▶ Information shown
-------
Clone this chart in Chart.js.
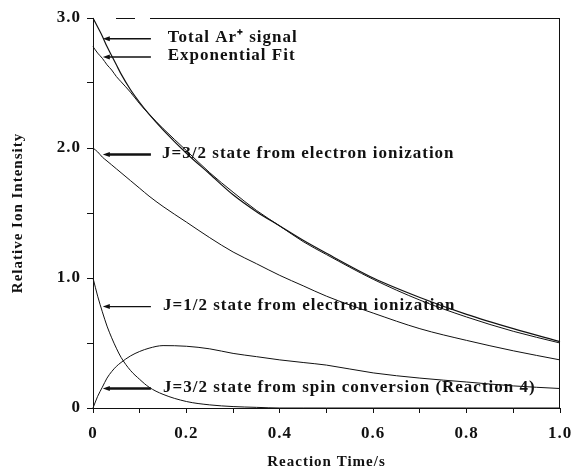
<!DOCTYPE html>
<html>
<head>
<meta charset="utf-8">
<script src="https://cdn.jsdelivr.net/npm/chart.js@4/dist/chart.umd.min.js"></script>
<style>
  html, body { margin: 0; padding: 0; background: #fff; }
  canvas { display: block; }
</style>
</head>
<body>
<canvas id="c" width="575" height="473"></canvas>
<script>
// Reaction time (s) at which each signal is sampled
const times = [0, 0.01, 0.02, 0.03, 0.04, 0.05, 0.06, 0.08, 0.10, 0.12, 0.15, 0.20, 0.25, 0.30, 0.35, 0.40, 0.45, 0.50, 0.60, 0.70, 0.80, 0.90, 1.00];

// Relative ion intensities
const totalSignal = [3.0, 2.93, 2.86, 2.78, 2.71, 2.64, 2.57, 2.45, 2.35, 2.26, 2.14, 1.96, 1.80, 1.64, 1.51, 1.40, 1.29, 1.19, 1.00, 0.85, 0.72, 0.61, 0.51];
const expFit      = [2.78, 2.73, 2.69, 2.64, 2.60, 2.55, 2.51, 2.43, 2.34, 2.26, 2.15, 1.98, 1.81, 1.66, 1.52, 1.40, 1.28, 1.18, 0.99, 0.83, 0.70, 0.59, 0.50];
const j32Electron = [2.0, 1.97, 1.93, 1.90, 1.87, 1.84, 1.81, 1.75, 1.69, 1.63, 1.55, 1.43, 1.31, 1.20, 1.11, 1.02, 0.94, 0.86, 0.73, 0.61, 0.52, 0.44, 0.37];
const j12Electron = [1.0, 0.86, 0.74, 0.63, 0.54, 0.46, 0.39, 0.29, 0.22, 0.16, 0.105, 0.05, 0.024, 0.011, 0.005, 0, 0, 0, 0, 0, 0, 0, 0];
const j32Spin     = [0, 0.09, 0.16, 0.23, 0.28, 0.32, 0.35, 0.40, 0.435, 0.46, 0.48, 0.475, 0.455, 0.42, 0.395, 0.37, 0.35, 0.33, 0.27, 0.23, 0.20, 0.17, 0.15];

// Callout labels and the intensity level each one sits at
const calloutTexts  = ['Total Ar\u207A signal', 'Exponential Fit', 'J=3/2 state from electron ionization', 'J=1/2 state from electron ionization', 'J=3/2 state from spin conversion (Reaction 4)'];
const calloutLevels = [2.84, 2.70, 1.95, 0.78, 0.15];

const SERIF = '"Liberation Serif", "Times New Roman", serif';
const INK = '#111';

function pts(ys) { return times.map((t, i) => ({ x: t, y: ys[i] })); }

function curve(label, ys, width) {
  return {
    label, data: pts(ys), showLine: true, pointRadius: 0,
    borderColor: INK, borderWidth: width, cubicInterpolationMode: 'monotone',
    fill: false, clip: 6
  };
}

// Slightly spaced lettering for all chart text
const spacing = {
  id: 'spacing',
  beforeDraw(chart) { chart.ctx.letterSpacing = '1px'; }
};

// Right and top edges of the plot frame
const frame = {
  id: 'frame',
  afterDraw(chart) {
    const ctx = chart.ctx;
    const a = chart.chartArea;
    const px = v => chart.scales.x.getPixelForValue(v);
    const L = Math.round(a.left), R = Math.round(a.right);
    const T = Math.round(a.top), B = Math.round(a.bottom);
    ctx.save();
    ctx.setLineDash([]);
    ctx.globalAlpha = 1;
    ctx.fillStyle = INK;
    ctx.fillRect(R - 1, T, 1, B - T);
    ctx.fillRect(Math.round(px(0.122)), T, R - Math.round(px(0.122)), 1);
    ctx.fillRect(Math.round(px(0.049)), T, Math.round(px(0.091)) - Math.round(px(0.049)), 1);
    ctx.restore();
  }
};

// Arrowed callouts pointing at the curves
const callouts = {
  id: 'callouts',
  afterDraw(chart) {
    const ctx = chart.ctx;
    const px = v => chart.scales.x.getPixelForValue(v);
    const py = v => chart.scales.y.getPixelForValue(v);
    const widths = [1.5, 1.5, 2.6, 1.3, 2.6];
    const textX = [0.16, 0.16, 0.148, 0.15, 0.15];
    ctx.save();
    ctx.strokeStyle = INK;
    ctx.fillStyle = INK;
    ctx.font = 'bold 17px ' + SERIF;
    ctx.letterSpacing = '1px';
    ctx.textBaseline = 'middle';
    ctx.textAlign = 'left';
    calloutTexts.forEach((txt, i) => {
      const yy = py(calloutLevels[i]);
      const x0 = px(0.021);
      const x1 = px(0.124);
      ctx.lineWidth = widths[i];
      ctx.beginPath();
      ctx.moveTo(x0 + 4, yy);
      ctx.lineTo(x1, yy);
      ctx.stroke();
      ctx.beginPath();
      ctx.moveTo(x0, yy);
      ctx.lineTo(x0 + 7, yy - 2.5);
      ctx.lineTo(x0 + 7, yy + 2.5);
      ctx.closePath();
      ctx.fill();
      ctx.fillText(txt, px(textX[i]), yy - 1);
    });
    ctx.restore();
  }
};

new Chart(document.getElementById('c'), {
  type: 'scatter',
  data: {
    datasets: [
      curve('Total Ar+ signal', totalSignal, 1.2),
      curve('Exponential Fit', expFit, 1),
      curve('J=3/2 state from electron ionization', j32Electron, 1),
      curve('J=1/2 state from electron ionization', j12Electron, 1),
      curve('J=3/2 state from spin conversion (Reaction 4)', j32Spin, 1)
    ]
  },
  options: {
    responsive: false,
    animation: false,
    devicePixelRatio: 1,
    layout: { padding: { top: 18, right: 15, bottom: 0, left: 0 } },
    plugins: { legend: { display: false }, tooltip: { enabled: false } },
    scales: {
      x: {
        type: 'linear', position: 'bottom', min: 0, max: 1.0,
        afterFit(s) { s.height = 65; s.paddingLeft = 0; s.paddingRight = 0; },
        border: { display: true, color: INK, width: 1 },
        grid: { drawOnChartArea: false, drawTicks: true, tickLength: 5, color: INK },
        ticks: {
          stepSize: 0.1, color: INK, padding: 10, maxRotation: 0, autoSkip: false,
          font: { family: SERIF, size: 17, weight: 'bold' },
          callback(v) {
            const k = Math.round(v * 10);
            if (k % 2) return '';
            return k === 0 ? '0' : (k / 10).toFixed(1);
          }
        },
        title: {
          display: true, text: 'Reaction Time/s', color: INK,
          font: { family: SERIF, size: 15, weight: 'bold' },
          padding: { top: 0, bottom: 2 }
        }
      },
      y: {
        type: 'linear', position: 'left', min: 0, max: 3.0,
        afterFit(s) { s.width = 93; s.paddingTop = 0; s.paddingBottom = 0; },
        border: { display: true, color: INK, width: 1 },
        grid: { drawOnChartArea: false, drawTicks: true, tickLength: 6, color: INK },
        ticks: {
          stepSize: 0.5, color: INK, padding: 6, autoSkip: false,
          font: { family: SERIF, size: 17, weight: 'bold' },
          callback(v) {
            if (Math.abs(v - Math.round(v)) > 1e-6) return '';
            return v === 0 ? '0' : v.toFixed(1);
          }
        },
        title: {
          display: true, text: 'Relative Ion Intensity', color: INK,
          font: { family: SERIF, size: 15, weight: 'bold' },
          padding: { top: 9, bottom: 0 }
        }
      }
    }
  },
  plugins: [spacing, frame, callouts]
});
</script>
</body>
</html>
-------
▶ Exercise prompt
Copy nothing but the lines from the top of the material through the line holding "0.80, 0.90, 1.00];", exactly as written; omit pictures.

▶ Correct answer
Clone this chart in Chart.js.
<!DOCTYPE html>
<html>
<head>
<meta charset="utf-8">
<script src="https://cdn.jsdelivr.net/npm/chart.js@4/dist/chart.umd.min.js"></script>
<style>
  html, body { margin: 0; padding: 0; background: #fff; }
  canvas { display: block; }
</style>
</head>
<body>
<canvas id="c" width="575" height="473"></canvas>
<script>
// Reaction time (s) at which each signal is sampled
const times = [0, 0.01, 0.02, 0.03, 0.04, 0.05, 0.06, 0.08, 0.10, 0.12, 0.15, 0.20, 0.25, 0.30, 0.35, 0.40, 0.45, 0.50, 0.60, 0.70, 0.80, 0.90, 1.00];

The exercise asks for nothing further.